Só vamos derrotar a ultradireita, pra valer, com independência de classe, mobilização e autodefesa; e lutando para mudar as condições sociais, políticas e econômicas que possibilitaram seu surgimento. E isso não vai ser possível junto com um governo de aliança com bilionários.

Derrotar a extrema-direita e mudar o país

O PSTU alerta: temos de organizar e fortalecer uma oposição de esquerda que possa batalhar, em frente única nas lutas e nas ruas, para enfrentar a extrema-direita e, também, os ataques que inevitavelmente virão do novo governo.

Já vimos que não podemos depositar qualquer confiança nas instituições dessa “ricocracia” para defender as liberdades democráticas, como o STF ou o próprio Congresso, que, inclusive, será ainda mais bolsonarista. Não podemos, também, deixar os trabalhadores a reboque de setores como a Federação das Indústrias do Estado de São Paulo (Fiesp), a Federação Nacional dos Bancos (Febraban).

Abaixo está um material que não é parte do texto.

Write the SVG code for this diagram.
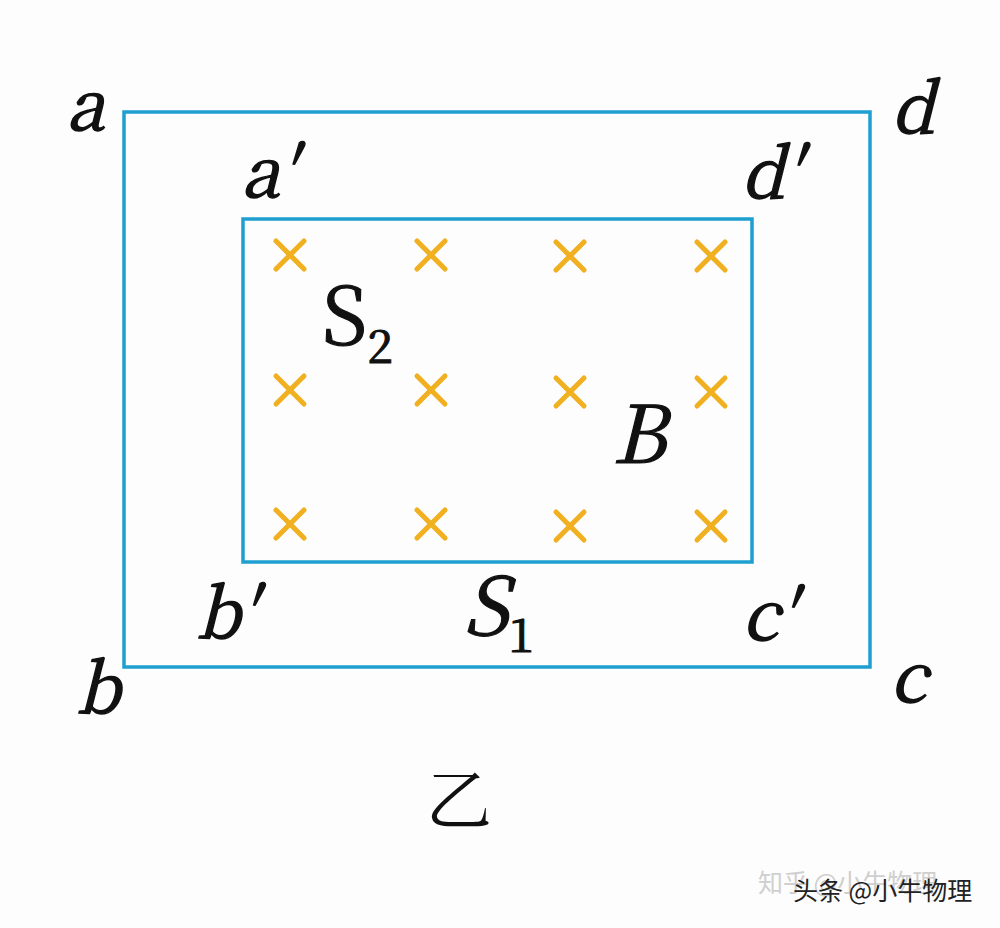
<svg xmlns="http://www.w3.org/2000/svg" width="1000" height="928" viewBox="0 0 1000 928">
<defs>
<style>
.frame{fill:none;stroke:#1e9fd0;stroke-width:3.5}
.lbl{font-style:italic;font-size:69px;fill:#111;stroke:#111;stroke-width:1.4}
.big{font-size:80px;fill:#111;stroke:#111;stroke-width:1.2}
.sub{font-size:46px;font-style:normal;fill:#111}
.xm{stroke:#f0b020;stroke-width:5;stroke-linecap:round}
.cjk{font-family:"Noto Sans CJK SC",sans-serif}
</style>
<g id="xmark"><line class="xm" x1="-14" y1="-14" x2="14" y2="14"/><line class="xm" x1="-14" y1="14" x2="14" y2="-14"/></g>
</defs>
<rect width="1000" height="928" fill="#fdfdfd"/>
<g id="outer-frame"><rect class="frame" x="124" y="112" width="746" height="555"/></g>
<g id="inner-frame"><rect class="frame" x="243" y="219" width="509" height="343"/></g>
<g id="field">
<use href="#xmark" x="290" y="255"/><use href="#xmark" x="431" y="255"/><use href="#xmark" x="570" y="256"/><use href="#xmark" x="711" y="256"/>
<use href="#xmark" x="290" y="390"/><use href="#xmark" x="431" y="390"/><use href="#xmark" x="570" y="392"/><use href="#xmark" x="711" y="392"/>
<use href="#xmark" x="290" y="524"/><use href="#xmark" x="431" y="524"/><use href="#xmark" x="570" y="526"/><use href="#xmark" x="711" y="526"/>
</g>
<g id="labels" font-family="'Noto Serif CJK SC', serif">
<text class="lbl" x="66" y="130">a</text>
<text class="lbl" x="891" y="133">d</text>
<text class="lbl" x="241" y="197">a′</text>
<text class="lbl" x="741" y="198">d′</text>
<text class="lbl" x="196" y="638">b′</text>
<text class="lbl" x="742" y="640">c′</text>
<text class="lbl" x="76" y="713">b</text>
<text class="lbl" x="890" y="702">c</text>
<text class="big" x="322" y="345">S<tspan class="sub" dy="18">2</tspan></text>
<text class="big" x="463" y="635" font-style="italic">S<tspan class="sub" dx="0" dy="17">1</tspan></text>
<text class="big" x="612" y="463" font-style="italic">B</text>
<text x="426" y="824" font-size="66" fill="#111" font-family="'Noto Serif CJK SC', 'Noto Sans CJK SC', sans-serif">乙</text>
</g>
<g id="watermark" class="cjk" font-size="25">
<text x="758" y="892" fill="#cfcfcf">知乎 @小牛物理</text>
<text x="793" y="900" fill="#222">头条 @小牛物理</text>
</g>
</svg>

Só a mobilização independente da classe trabalhadora pode defender de forma consequente as liberdades democráticas, o fim de toda opressão e acabar, de vez, com a extrema-direita, bem como defender as nossas condições de vida, a soberania do país e abrir caminho para que os trabalhadores governem e possamos dar um fim no capitalismo.

É preciso construir uma oposição da classe e de esquerda ao governo, nas lutas e nas ruas, que possa enfrentar tanto a ultradireita, como os ataques do capital, impulsionados pelo novo governo, aliado aos bilionários.

Defendendo e construindo uma organização socialista e revolucionária, o PSTU estará junto com a classe trabalhadora e seus setores mais oprimidos, em cada luta e nessa batalha.